▶ GIVEN INSTRUCTION: Restate exactly the lines of the entries below, beginning with the first and ending with the line that holds "import pandas as pd". Pictures are not copied.

▶ DATASET CONTENT:
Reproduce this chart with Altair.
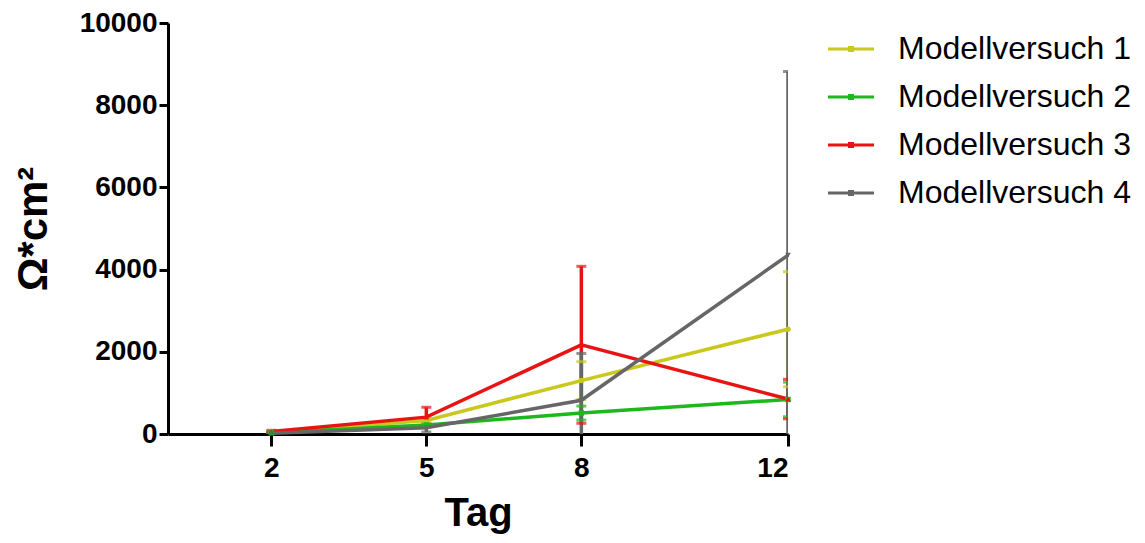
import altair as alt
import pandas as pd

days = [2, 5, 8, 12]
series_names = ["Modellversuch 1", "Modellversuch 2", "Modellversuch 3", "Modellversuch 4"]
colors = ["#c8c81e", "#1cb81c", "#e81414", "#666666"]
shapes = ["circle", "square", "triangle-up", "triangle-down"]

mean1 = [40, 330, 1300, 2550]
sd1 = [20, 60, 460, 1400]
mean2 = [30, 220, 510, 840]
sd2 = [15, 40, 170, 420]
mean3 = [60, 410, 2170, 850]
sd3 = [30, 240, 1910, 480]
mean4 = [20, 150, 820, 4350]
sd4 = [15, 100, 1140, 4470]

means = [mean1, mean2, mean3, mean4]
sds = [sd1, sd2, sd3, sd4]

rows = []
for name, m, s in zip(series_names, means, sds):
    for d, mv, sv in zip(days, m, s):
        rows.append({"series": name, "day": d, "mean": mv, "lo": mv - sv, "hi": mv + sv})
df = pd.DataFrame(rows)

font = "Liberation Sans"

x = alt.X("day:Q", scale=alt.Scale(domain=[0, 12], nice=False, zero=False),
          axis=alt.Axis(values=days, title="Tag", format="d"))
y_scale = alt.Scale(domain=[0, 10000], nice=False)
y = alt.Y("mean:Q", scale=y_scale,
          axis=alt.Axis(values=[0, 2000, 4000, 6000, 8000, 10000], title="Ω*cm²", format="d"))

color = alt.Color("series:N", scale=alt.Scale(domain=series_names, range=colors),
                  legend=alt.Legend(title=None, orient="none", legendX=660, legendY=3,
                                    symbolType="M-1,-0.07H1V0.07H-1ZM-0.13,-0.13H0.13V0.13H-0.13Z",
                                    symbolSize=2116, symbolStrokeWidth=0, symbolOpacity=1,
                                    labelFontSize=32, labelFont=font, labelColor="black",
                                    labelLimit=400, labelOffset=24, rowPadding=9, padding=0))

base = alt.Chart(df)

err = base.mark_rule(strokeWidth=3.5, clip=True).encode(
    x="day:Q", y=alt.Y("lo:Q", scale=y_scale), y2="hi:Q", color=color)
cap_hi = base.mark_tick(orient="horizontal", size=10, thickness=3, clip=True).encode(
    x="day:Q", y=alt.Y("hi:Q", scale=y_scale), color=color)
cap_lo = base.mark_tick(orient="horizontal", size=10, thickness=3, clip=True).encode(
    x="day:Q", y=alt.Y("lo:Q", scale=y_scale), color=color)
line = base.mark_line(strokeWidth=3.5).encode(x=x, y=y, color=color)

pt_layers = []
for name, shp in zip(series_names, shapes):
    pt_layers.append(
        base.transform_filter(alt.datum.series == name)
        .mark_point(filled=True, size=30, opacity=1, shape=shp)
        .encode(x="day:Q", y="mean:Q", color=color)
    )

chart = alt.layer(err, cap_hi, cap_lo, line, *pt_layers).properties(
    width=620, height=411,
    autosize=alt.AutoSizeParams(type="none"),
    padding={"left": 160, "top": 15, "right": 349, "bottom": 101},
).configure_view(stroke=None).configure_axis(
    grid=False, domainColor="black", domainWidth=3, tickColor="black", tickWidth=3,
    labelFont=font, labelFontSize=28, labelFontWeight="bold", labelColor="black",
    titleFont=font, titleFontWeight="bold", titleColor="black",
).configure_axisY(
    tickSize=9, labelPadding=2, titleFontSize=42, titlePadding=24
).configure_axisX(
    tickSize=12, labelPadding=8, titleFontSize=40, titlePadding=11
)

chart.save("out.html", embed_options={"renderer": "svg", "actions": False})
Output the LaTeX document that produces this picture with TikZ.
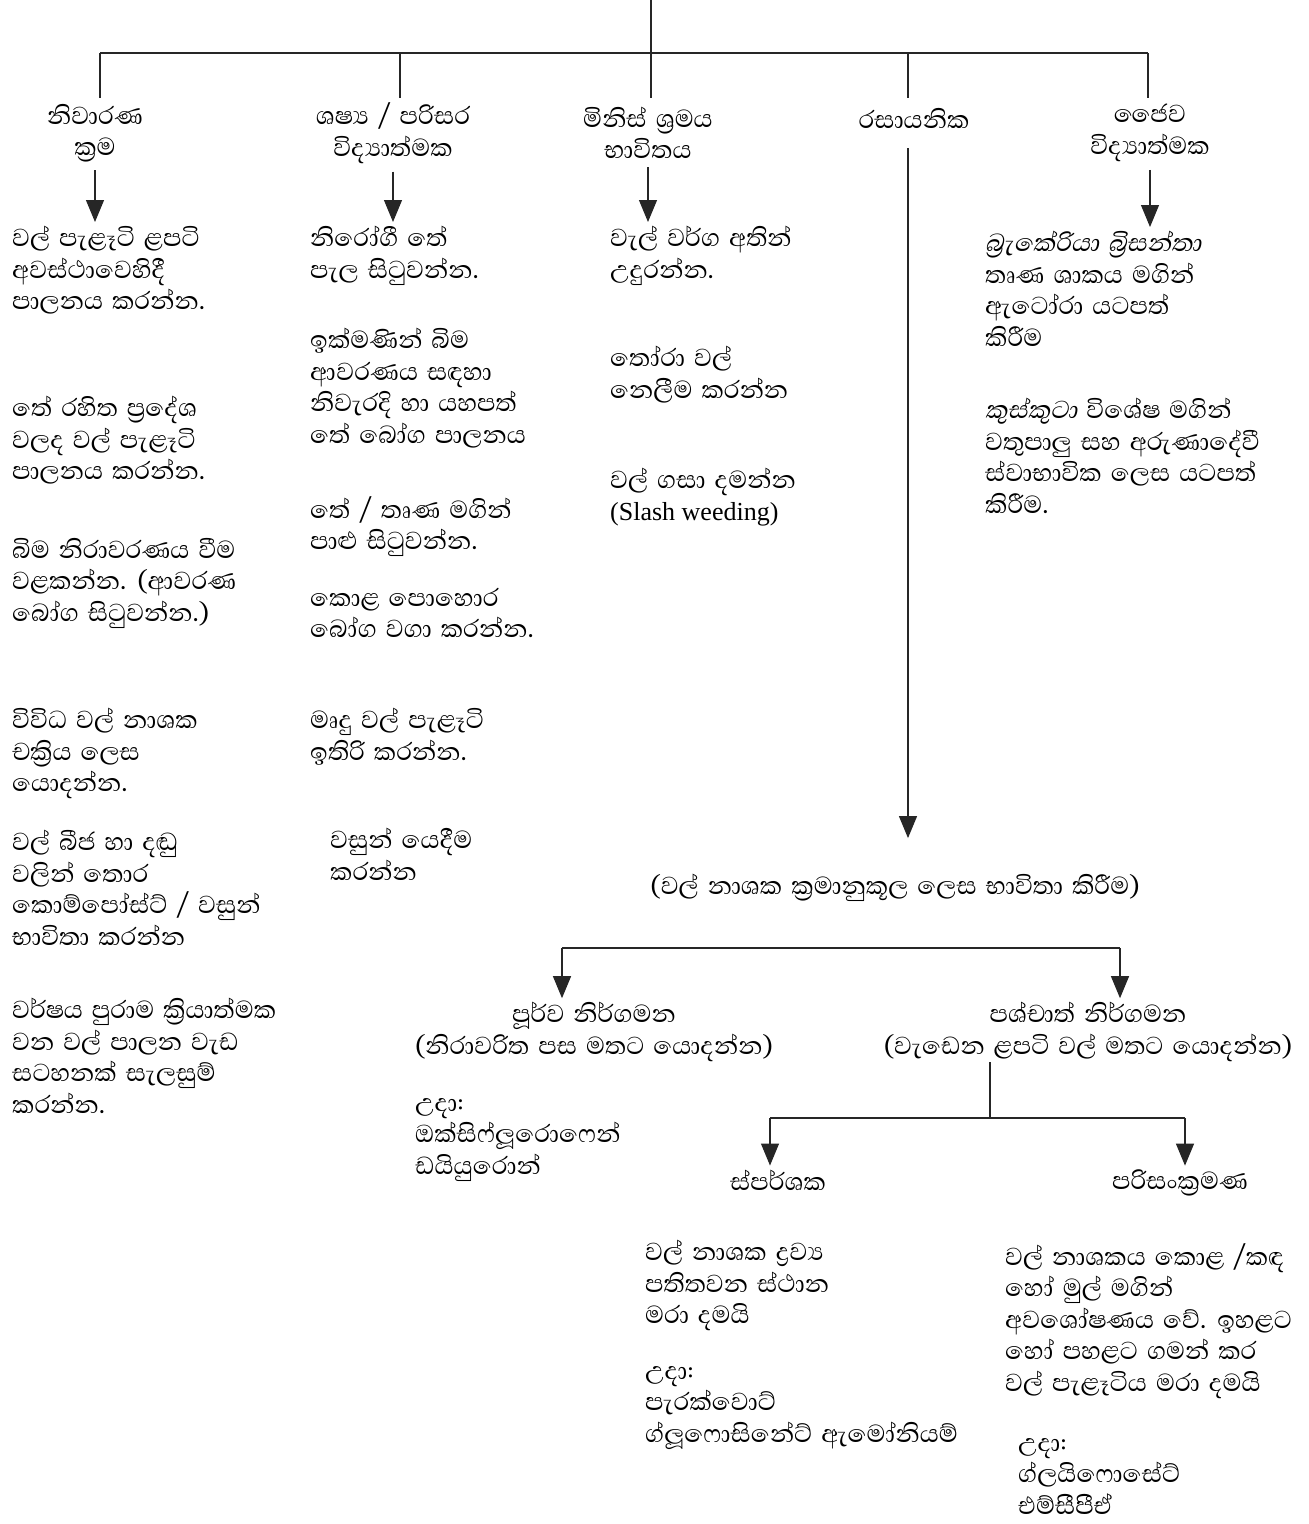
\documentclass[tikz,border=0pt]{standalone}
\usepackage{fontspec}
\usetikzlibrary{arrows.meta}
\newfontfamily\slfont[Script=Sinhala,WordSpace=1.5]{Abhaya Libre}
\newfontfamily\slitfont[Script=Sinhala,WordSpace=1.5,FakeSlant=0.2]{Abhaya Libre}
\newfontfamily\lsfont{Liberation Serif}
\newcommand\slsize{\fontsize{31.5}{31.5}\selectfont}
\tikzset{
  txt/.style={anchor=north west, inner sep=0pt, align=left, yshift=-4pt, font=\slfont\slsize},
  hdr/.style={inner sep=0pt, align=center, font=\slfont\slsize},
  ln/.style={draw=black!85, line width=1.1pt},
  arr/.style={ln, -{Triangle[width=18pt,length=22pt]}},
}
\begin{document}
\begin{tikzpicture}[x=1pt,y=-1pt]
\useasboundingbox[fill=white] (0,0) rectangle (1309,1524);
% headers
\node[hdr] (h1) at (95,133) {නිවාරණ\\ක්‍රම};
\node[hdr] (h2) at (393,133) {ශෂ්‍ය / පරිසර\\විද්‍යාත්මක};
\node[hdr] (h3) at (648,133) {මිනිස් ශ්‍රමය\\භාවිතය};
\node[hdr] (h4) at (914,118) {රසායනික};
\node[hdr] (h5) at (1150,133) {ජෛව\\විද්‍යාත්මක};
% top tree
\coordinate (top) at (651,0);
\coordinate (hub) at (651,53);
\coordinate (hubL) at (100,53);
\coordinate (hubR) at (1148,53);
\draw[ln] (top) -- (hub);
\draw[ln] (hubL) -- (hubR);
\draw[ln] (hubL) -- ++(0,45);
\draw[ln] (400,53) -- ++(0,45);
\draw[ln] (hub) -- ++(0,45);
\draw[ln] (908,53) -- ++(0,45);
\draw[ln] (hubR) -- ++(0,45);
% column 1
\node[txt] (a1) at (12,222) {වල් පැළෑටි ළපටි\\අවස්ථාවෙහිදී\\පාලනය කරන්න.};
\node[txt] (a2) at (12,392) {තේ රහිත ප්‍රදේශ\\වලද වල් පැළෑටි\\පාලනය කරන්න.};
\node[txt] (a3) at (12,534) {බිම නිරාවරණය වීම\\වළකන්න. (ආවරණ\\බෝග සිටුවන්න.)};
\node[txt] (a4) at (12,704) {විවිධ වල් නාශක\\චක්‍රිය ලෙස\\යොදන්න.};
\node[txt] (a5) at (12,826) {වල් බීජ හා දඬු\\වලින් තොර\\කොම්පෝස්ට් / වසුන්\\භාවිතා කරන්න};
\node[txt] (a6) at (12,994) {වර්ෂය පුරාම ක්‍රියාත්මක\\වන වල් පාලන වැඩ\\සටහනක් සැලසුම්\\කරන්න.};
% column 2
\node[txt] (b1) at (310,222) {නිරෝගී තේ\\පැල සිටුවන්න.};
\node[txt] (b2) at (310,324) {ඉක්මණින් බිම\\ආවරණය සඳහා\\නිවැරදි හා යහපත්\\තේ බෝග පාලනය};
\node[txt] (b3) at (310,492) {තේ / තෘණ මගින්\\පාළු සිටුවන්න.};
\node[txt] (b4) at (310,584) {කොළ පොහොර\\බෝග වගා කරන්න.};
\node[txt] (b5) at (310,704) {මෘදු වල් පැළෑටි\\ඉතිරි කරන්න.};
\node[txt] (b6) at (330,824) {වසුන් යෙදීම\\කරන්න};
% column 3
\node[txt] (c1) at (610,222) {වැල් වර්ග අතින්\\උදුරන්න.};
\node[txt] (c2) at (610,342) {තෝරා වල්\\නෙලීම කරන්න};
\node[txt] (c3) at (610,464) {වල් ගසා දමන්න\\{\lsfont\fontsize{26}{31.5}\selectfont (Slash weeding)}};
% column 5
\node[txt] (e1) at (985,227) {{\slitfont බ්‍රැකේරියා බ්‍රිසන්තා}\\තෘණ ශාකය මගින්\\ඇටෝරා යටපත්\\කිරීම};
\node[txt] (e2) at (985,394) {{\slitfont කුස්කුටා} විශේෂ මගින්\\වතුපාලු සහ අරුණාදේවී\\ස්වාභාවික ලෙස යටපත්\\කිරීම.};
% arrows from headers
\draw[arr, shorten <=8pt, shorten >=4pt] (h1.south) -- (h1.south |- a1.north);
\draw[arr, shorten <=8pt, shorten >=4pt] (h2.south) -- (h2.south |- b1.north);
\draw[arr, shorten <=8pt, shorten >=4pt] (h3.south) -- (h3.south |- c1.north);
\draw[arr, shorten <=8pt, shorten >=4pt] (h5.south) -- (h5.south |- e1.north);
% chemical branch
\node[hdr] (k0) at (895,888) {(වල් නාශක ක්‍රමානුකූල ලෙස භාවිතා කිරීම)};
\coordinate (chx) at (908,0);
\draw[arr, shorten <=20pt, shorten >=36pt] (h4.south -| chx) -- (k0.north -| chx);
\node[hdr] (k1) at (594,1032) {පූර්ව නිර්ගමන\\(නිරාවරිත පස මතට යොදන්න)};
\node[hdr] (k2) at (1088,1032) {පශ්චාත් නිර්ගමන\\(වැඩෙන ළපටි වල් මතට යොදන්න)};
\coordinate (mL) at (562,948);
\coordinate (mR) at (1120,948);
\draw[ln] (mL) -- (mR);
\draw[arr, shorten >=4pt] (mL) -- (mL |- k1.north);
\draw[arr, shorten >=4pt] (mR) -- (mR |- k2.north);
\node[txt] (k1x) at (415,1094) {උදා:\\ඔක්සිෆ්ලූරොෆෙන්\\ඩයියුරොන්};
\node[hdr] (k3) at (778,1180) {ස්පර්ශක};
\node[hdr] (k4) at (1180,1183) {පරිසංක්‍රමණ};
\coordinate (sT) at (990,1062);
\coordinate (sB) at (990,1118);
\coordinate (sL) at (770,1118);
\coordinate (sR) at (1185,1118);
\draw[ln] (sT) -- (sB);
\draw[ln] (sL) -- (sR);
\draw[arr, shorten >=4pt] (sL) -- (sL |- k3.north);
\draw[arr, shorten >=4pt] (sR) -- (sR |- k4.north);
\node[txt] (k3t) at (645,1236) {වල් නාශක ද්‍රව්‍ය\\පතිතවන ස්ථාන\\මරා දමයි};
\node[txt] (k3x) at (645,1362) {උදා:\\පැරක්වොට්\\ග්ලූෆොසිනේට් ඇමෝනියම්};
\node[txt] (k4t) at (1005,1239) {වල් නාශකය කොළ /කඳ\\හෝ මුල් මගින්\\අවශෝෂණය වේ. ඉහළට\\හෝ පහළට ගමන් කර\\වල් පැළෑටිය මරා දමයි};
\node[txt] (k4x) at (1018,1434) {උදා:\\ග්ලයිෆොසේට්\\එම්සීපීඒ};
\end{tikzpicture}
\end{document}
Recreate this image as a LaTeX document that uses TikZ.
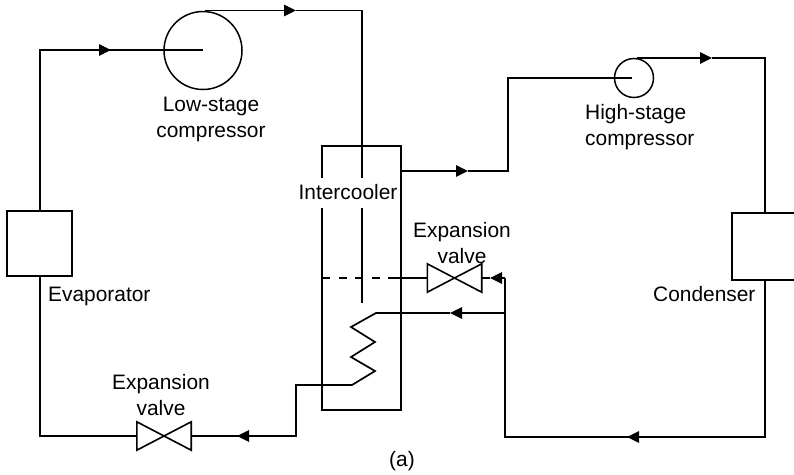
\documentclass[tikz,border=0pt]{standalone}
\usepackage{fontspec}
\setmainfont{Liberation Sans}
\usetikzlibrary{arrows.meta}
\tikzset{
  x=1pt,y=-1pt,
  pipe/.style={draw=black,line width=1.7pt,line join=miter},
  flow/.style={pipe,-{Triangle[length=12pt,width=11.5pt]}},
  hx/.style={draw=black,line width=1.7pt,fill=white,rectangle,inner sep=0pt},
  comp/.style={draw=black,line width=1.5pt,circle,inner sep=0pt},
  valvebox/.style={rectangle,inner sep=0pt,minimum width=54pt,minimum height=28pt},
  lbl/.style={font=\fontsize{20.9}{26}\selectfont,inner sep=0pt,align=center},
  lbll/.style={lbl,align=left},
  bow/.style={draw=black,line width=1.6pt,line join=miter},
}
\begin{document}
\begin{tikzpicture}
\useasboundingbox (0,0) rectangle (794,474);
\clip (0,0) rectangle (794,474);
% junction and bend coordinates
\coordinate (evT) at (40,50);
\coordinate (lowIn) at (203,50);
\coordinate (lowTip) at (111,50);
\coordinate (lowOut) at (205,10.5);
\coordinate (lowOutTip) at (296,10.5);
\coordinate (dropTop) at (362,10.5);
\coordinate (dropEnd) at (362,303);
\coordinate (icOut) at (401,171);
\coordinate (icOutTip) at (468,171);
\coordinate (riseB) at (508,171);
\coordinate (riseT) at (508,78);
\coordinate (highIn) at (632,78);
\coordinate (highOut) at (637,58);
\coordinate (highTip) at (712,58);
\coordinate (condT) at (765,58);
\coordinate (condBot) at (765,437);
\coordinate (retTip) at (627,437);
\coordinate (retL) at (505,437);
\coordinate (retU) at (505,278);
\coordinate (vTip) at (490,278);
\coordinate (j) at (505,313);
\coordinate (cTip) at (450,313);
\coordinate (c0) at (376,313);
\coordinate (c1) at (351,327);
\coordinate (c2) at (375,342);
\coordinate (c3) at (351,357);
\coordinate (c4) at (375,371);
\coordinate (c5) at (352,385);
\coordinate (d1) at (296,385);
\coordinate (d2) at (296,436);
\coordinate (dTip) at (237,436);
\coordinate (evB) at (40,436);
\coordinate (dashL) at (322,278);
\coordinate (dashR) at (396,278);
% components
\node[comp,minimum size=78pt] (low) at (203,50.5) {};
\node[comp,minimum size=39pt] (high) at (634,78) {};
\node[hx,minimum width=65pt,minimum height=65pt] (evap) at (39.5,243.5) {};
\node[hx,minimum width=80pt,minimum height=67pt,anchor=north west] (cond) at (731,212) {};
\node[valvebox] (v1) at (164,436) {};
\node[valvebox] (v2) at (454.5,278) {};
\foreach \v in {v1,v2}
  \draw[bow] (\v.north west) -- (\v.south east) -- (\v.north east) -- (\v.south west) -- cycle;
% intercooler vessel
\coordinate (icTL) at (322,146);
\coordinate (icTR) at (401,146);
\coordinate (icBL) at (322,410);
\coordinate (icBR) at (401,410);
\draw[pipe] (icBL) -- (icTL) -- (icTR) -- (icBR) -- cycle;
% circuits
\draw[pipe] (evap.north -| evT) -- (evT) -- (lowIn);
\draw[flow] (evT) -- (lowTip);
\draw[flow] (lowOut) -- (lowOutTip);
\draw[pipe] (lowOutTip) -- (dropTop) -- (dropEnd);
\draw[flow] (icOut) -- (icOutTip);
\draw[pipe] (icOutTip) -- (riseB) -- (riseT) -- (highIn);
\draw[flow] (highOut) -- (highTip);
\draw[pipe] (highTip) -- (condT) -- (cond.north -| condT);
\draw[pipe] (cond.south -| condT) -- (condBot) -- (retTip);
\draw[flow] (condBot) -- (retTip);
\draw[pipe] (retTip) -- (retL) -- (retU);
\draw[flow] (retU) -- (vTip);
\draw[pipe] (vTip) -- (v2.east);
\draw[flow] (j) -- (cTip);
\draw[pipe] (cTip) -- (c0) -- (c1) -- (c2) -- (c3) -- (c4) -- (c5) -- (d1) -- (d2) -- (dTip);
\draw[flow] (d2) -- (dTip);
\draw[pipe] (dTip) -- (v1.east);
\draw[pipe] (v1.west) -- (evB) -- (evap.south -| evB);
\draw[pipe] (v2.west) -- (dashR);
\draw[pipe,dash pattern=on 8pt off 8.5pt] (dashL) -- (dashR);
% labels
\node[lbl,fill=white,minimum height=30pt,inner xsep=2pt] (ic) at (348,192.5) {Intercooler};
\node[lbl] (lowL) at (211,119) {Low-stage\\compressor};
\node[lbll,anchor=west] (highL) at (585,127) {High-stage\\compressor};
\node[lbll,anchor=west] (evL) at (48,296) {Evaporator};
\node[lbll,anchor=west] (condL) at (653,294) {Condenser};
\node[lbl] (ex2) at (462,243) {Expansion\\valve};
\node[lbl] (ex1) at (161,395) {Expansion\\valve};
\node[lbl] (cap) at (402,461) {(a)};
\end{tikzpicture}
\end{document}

▶ OUTPUT FOR THIS EXERCISE:
Reproduce this chart with Altair.
import altair as alt
import pandas as pd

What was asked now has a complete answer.